Ее не волновало, что спустя почти двадцать лет сатин, которым гроб был обит изнутри, пожелтел и не был таким белоснежным, как прежде. Франсиско такое тоже не волновало. Она знала, что, если бы мог, он бы заметил: «Мы, мужчины, не обращаем внимания на такую ерунду, лучше не тратить понапрасну деньги и использовать то, что уже есть». Но что скажут тетушки и светские дамы? Ее это абсолютно не волновало. Никто не увидит содержимое гроба, потому что единственное, о чем она попросила, – чтобы гроб не открывали. Она не хотела, чтобы кто-то видел его таким – мертвым, сокрушенным, разрушенным.
Саму Беатрис, переждав некоторое время, чтобы дать ей немного успокоиться, и по рекомендации доктора заварив для успокоения нервов несколько чашек липового чая, донья Синфороса переодела в траурную одежду.
– Давай-ка, Беатрис, – говорила она, видя, что дочь не шевелится. – Посмотри, люди уже собрались.
Застегнув на ее платье все пуговицы (Беатрис и пальцем не шевельнула), ее отвели в гостиную и усадили рядом с гробом, чтобы принимать визитеров, жаждущих выразить соболезнования, не обращая внимания на то, что вдова не желает их принимать.
С другой стороны поставили стул для няни Рехи, которая покинула свое кресло-качалку, чтобы проделать долгое путешествие в гостиную, где проходило прощание. Она знала Франсиско с тех пор, как тот появился на свет. Теперь она провожала его, когда он этот свет покинул. Беатрис знала, что старуха вовсе не так бесчувственна, как порой казалась. Что она по-настоящему страдает. Она с трудом втягивала в себя воздух, с не меньшим трудом выдыхала обратно, и из дряхлой груди вылетал чуть слышный глубокий стон, который различали лишь уши Беатрис, женщины, которая разделяла эту боль и тоже чуть слышно стонала.

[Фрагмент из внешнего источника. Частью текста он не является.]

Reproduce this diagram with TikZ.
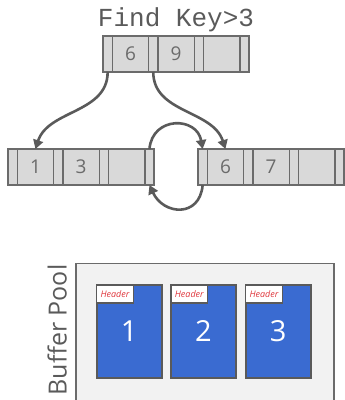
\documentclass[tikz,border=0pt]{standalone}
\usepackage{fontspec}
\setmainfont{Open Sans}
\newfontfamily\codefont{Liberation Mono}
\usetikzlibrary{positioning,arrows.meta}

\definecolor{cellgray}{HTML}{D9D9D9}
\definecolor{linegray}{HTML}{6B6B6B}
\definecolor{arrowgray}{HTML}{5A5A5A}
\definecolor{poolgray}{HTML}{F2F2F2}
\definecolor{pageblue}{HTML}{3A6BD1}
\definecolor{hdrred}{HTML}{E0383E}

\begin{document}
\begin{tikzpicture}
        [x=1pt, y=1pt,
        ptrcell/.style={draw=linegray, fill=cellgray, line width=1.4pt, minimum width=9.3pt, minimum height=36pt, inner sep=0pt, outer sep=0pt},
        keycell/.style={ptrcell, minimum width=36.3pt, text=linegray, font=\fontsize{19}{19}\selectfont},
        childarrow/.style={arrowgray, line width=2.6pt, -{Triangle[width=10pt,length=9pt]}},
        bufpage/.style={draw=arrowgray, fill=pageblue, line width=2pt, minimum width=65pt, minimum height=92.7pt, inner sep=0pt, outer sep=0pt, text=white, font=\fontsize{29}{29}\selectfont},
        pagehdr/.style={draw=arrowgray, fill=white, line width=1.5pt, minimum width=36.6pt, minimum height=18pt, inner sep=0pt, outer sep=0pt, text=hdrred, font=\fontsize{9}{9}\selectfont\itshape}]

        \useasboundingbox (0,0) rectangle (345,400);

        % query
        \node[anchor=base, text=arrowgray, font=\codefont\fontsize{26}{26}\selectfont] (query) at (176,373) {Find Key>3};

        % inner node
        \node[ptrcell, anchor=north west] (t-p1) at (103,364) {};
        \node[keycell, right=0pt of t-p1] (t-k1) {6};
        \node[ptrcell, right=0pt of t-k1] (t-p2) {};
        \node[keycell, right=0pt of t-p2] (t-k2) {9};
        \node[ptrcell, right=0pt of t-k2] (t-p3) {};
        \node[keycell, right=0pt of t-p3] (t-k3) {};
        \node[ptrcell, right=0pt of t-k3] (t-p4) {};

        % left leaf
        \node[ptrcell, anchor=north west] (l-p1) at (8,251) {};
        \node[keycell, right=0pt of l-p1] (l-k1) {1};
        \node[ptrcell, right=0pt of l-k1] (l-p2) {};
        \node[keycell, right=0pt of l-p2] (l-k2) {3};
        \node[ptrcell, right=0pt of l-k2] (l-p3) {};
        \node[keycell, right=0pt of l-p3] (l-k3) {};
        \node[ptrcell, right=0pt of l-k3] (l-p4) {};

        % right leaf
        \node[ptrcell, anchor=north west] (r-p1) at (198,251) {};
        \node[keycell, right=0pt of r-p1] (r-k1) {6};
        \node[ptrcell, right=0pt of r-k1] (r-p2) {};
        \node[keycell, right=0pt of r-p2] (r-k2) {7};
        \node[ptrcell, right=0pt of r-k2] (r-p3) {};
        \node[keycell, right=0pt of r-p3] (r-k3) {};
        \node[ptrcell, right=0pt of r-k3] (r-p4) {};

        % child pointers
        \draw[childarrow] (t-p1.south) to[out=-90, in=72] (l-k1.north);
        \draw[childarrow] (t-p2.south) to[out=-90, in=108] (r-k1.north);

        % sibling pointers
        \draw[childarrow] (l-p4.north) to[out=85, in=100, looseness=1.6] (r-p1.north);
        \draw[childarrow] (r-p1.south) to[out=-95, in=-65, looseness=1.6] (l-p4.south);

        % buffer pool with its pages
        \node[draw=linegray, fill=poolgray, line width=1.5pt, minimum width=258pt, minimum height=150pt, anchor=north west] (pool) at (75,137) {};
        \node[rotate=90, text=arrowgray, font=\fontsize{25}{25}\selectfont] (poollabel) at (57.2,70) {Buffer Pool};

        \node[bufpage] (pg1) at (129.2,68.6) {1};
        \node[bufpage] (pg2) at (203.5,68.6) {2};
        \node[bufpage] (pg3) at (278.2,68.6) {3};

        \node[pagehdr, anchor=north west] (hdr1) at (pg1.north west) {Header};
        \node[pagehdr, anchor=north west] (hdr2) at (pg2.north west) {Header};
        \node[pagehdr, anchor=north west] (hdr3) at (pg3.north west) {Header};

\end{tikzpicture}
\end{document}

Никто не выражал соболезнования смуглой и твердой, как из дерева, старухе. Няня Реха уселась, закрыла глаза и не открывала их в продолжение всей церемонии. Посетители проходили мимо, словно она не имела к покойному никакого отношения. А Беатрис не закрывала глаз ни на мгновение, даже чтобы отшатнуться от нарастающей вокруг нее людской массы.
У нее не было сил, чтобы что-то сказать или крикнуть «нет», она не хотела никого видеть и ни с кем разговаривать; не хотела, чтобы кто-то к ней обращался или смотрел на нее; она хотела одного – чтобы ее оставили в покое, потому что тоже чувствовала себя мертвой, сломленной, разрушенной. И если бы в погребе завалялся второй гроб, лучше бы ей улечься в него, и дело с концом – ей, жене убитого мужа и матери пропавшего сына, которых она даже не проводила в последний путь, потому что в это время боролась с молью.